Latest data from Finance Ministry show that during 1QFY22, actual federal PSDP spending was Rs144 billion, which happens to be just 37 percent of the funds that had been authorized for spending by the Planning Commission in the quarter. A deviation between what the Commission authorizes and what actually gets spent is not new – under the PML-N government’s last year in office, the 1QFY18 actual PSDP spending was 59 percent of authorized spending. However, 1QFY22 level is historically low.

It’s one thing to approve large sums, but quite another to actually spend it – the public sector has finite capacity to absorb resources. Besides, the pace of PSDP spending tends to accelerate in later quarters. Then, there are fiscal constraints related to resumption of IMF program. If the full Rs393 billion that were approved by the Planning folks were spent (a big if!), fiscal deficit would have jumped by nearly 60 percent to 1.27 percent of GDP in the Jul-Sep FY22 period, compared to actual deficit of 0.8 percent of GDP.

Furthermore, current macroeconomic situation demands coherence between fiscal and monetary policies. Be that as it may, actual PSDP spending of Rs144 billion in the quarter is still a huge improvement of 74 percent compared to Rs83 billion spent by the federal government in 1QFY21. It’s the highest level of first quarter PSDP spending by the center in recent years. This has to have an economic impact, as bulk of the PSDP spending is moving to infrastructure development projects.

Also note that, in relative terms, the actual spending in the analysis quarter is also the highest in recent years when it is taken as a share of originally-approved size of federal PSDP budget. Calculations based on finance ministry data show that about 16 percent of PSDP budget was utilized in 1QFY22, up from 13 percent each in 1QFY21 and 1QFY20, 6 percent in 1QFY19 and 10 percent in 1QFY18.

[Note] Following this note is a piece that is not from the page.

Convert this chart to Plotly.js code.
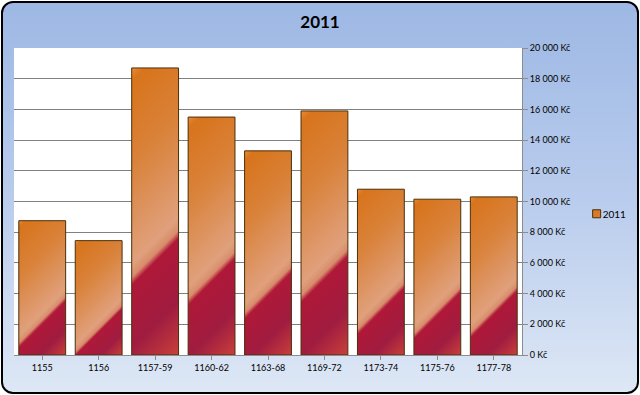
<!DOCTYPE html>
<html>
<head>
<meta charset="utf-8">
<script src="https://cdn.plot.ly/plotly-3.0.1.min.js"></script>
<style>
html,body{margin:0;padding:0;background:#fff;}
#wrap{position:relative;width:640px;height:395px;}
#bg{position:absolute;left:1px;top:1px;width:638px;height:393px;box-sizing:border-box;border:2.5px solid #000;border-radius:12px;background:linear-gradient(to bottom,#9db8e4 0%,#b9cced 50%,#dde7f5 100%);}
#chart{position:absolute;left:0;top:0;width:640px;height:395px;}
</style>
</head>
<body>
<div id="wrap"><div id="bg"></div><div id="chart"></div></div>
<script>
const categories = ["1155","1156","1157-59","1160-62","1163-68","1169-72","1173-74","1175-76","1177-78"];
const values2011 = [8750, 7450, 18700, 15500, 13300, 15900, 10800, 10150, 10300];
const seriesName = "2011";
const chartTitle = "2011";

const trace = {
  type: "bar",
  x: categories,
  y: values2011,
  name: seriesName,
  marker: {color: "#d9792a", line: {color: "#4a3008", width: 1}},
  showlegend: true,
  hoverinfo: "x+y"
};

const layout = {
  width: 640, height: 395,
  margin: {l: 14, r: 118, t: 48, b: 40, autoexpand: false},
  paper_bgcolor: "rgba(0,0,0,0)",
  plot_bgcolor: "#ffffff",
  separators: ", ",
  font: {family: "Lato, 'Open Sans', sans-serif", size: 9, color: "#000"},
  title: {text: "<b>" + chartTitle + "</b>", x: 0.5, xanchor: "center", y: 0.945, yanchor: "middle",
          font: {family: "Lato, 'Open Sans', sans-serif", size: 17, color: "#000"}},
  bargap: 0.17,
  xaxis: {
    type: "category",
    showgrid: false,
    showline: true, linecolor: "#8c8c8c", linewidth: 1,
    ticks: "outside", ticklen: 4, tickcolor: "#8c8c8c",
    tickfont: {size: 9},
    fixedrange: true
  },
  yaxis: {
    side: "right",
    range: [0, 20000],
    dtick: 2000,
    tickformat: ",d",
    ticksuffix: " Kč",
    showgrid: true, gridcolor: "#808080", gridwidth: 1,
    showline: true, linecolor: "#8c8c8c", linewidth: 1,
    ticks: "outside", ticklen: 5, tickcolor: "#8c8c8c",
    tickfont: {size: 9},
    zeroline: false,
    fixedrange: true
  },
  showlegend: true,
  legend: {x: 1.08, xanchor: "left", y: 0.46, yanchor: "middle", bgcolor: "rgba(0,0,0,0)",
           font: {size: 10}, itemwidth: 30}
};

function applyGradients(gd) {
  const svg = gd.querySelector("svg.main-svg");
  if (!svg) return;
  let defs = svg.querySelector("defs");
  const NS = "http://www.w3.org/2000/svg";
  const paths = gd.querySelectorAll(".barlayer .trace.bars .point path");
  paths.forEach(function(p, i) {
    const bb = p.getBBox();
    const id = "bargrad" + i;
    let g = defs.querySelector("#" + id);
    if (g) g.remove();
    g = document.createElementNS(NS, "linearGradient");
    g.setAttribute("id", id);
    g.setAttribute("gradientUnits", "userSpaceOnUse");
    const w = bb.width, h = bb.height;
    const s = (w + h) / 2;
    g.setAttribute("x1", bb.x); g.setAttribute("y1", bb.y);
    g.setAttribute("x2", bb.x + s); g.setAttribute("y2", bb.y + s);
    const tb = (w + 0.58 * h) / (w + h);
    const stops = [
      [0, "#ec8c38"], [0.04, "#d8741c"], [Math.max(0.1, tb * 0.45), "#d9823a"],
      [tb - 0.05, "#e0a07c"], [tb - 0.012, "#d88c6c"], [tb + 0.012, "#b01838"],
      [Math.min(0.99, tb + (1 - tb) * 0.55), "#a01c40"], [1, "#c8403a"]
    ];
    stops.forEach(function(st) {
      const e = document.createElementNS(NS, "stop");
      e.setAttribute("offset", Math.max(0, Math.min(1, st[0])));
      e.setAttribute("stop-color", st[1]);
      g.appendChild(e);
    });
    defs.appendChild(g);
    p.style.fill = "url(#" + id + ")";
  });
  gd.querySelectorAll(".legend .legendpoints").forEach(function(lp){
    lp.setAttribute("transform", "translate(14,0)");
    lp.querySelectorAll("path").forEach(function(p){
      p.setAttribute("d", "M4,4H-4V-4H4Z");
      p.style.fill = "#d9792a";
      p.style.stroke = "#4a3008";
      p.style.strokeWidth = "1px";
    });
  });
}

const gd = document.getElementById("chart");
Plotly.newPlot(gd, [trace], layout, {displayModeBar: false, staticPlot: true}).then(function() {
  applyGradients(gd);
  gd.on("plotly_afterplot", function(){ applyGradients(gd); });
});
</script>
</body>
</html>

Another rather encouraging development is that the federal government directed 9 percent of its total Rs1.55 trillion spending in 1QFY22 towards PSDP. That share could be a lot more, but in the historical context, it is a visible improvement compared to the 6 percent average share of PSDP expenditures in overall federal spending seen in its first three years of the PTI government for the same quarter. Let’s see what the coming quarters have in store, as the government grapples with economic headwinds.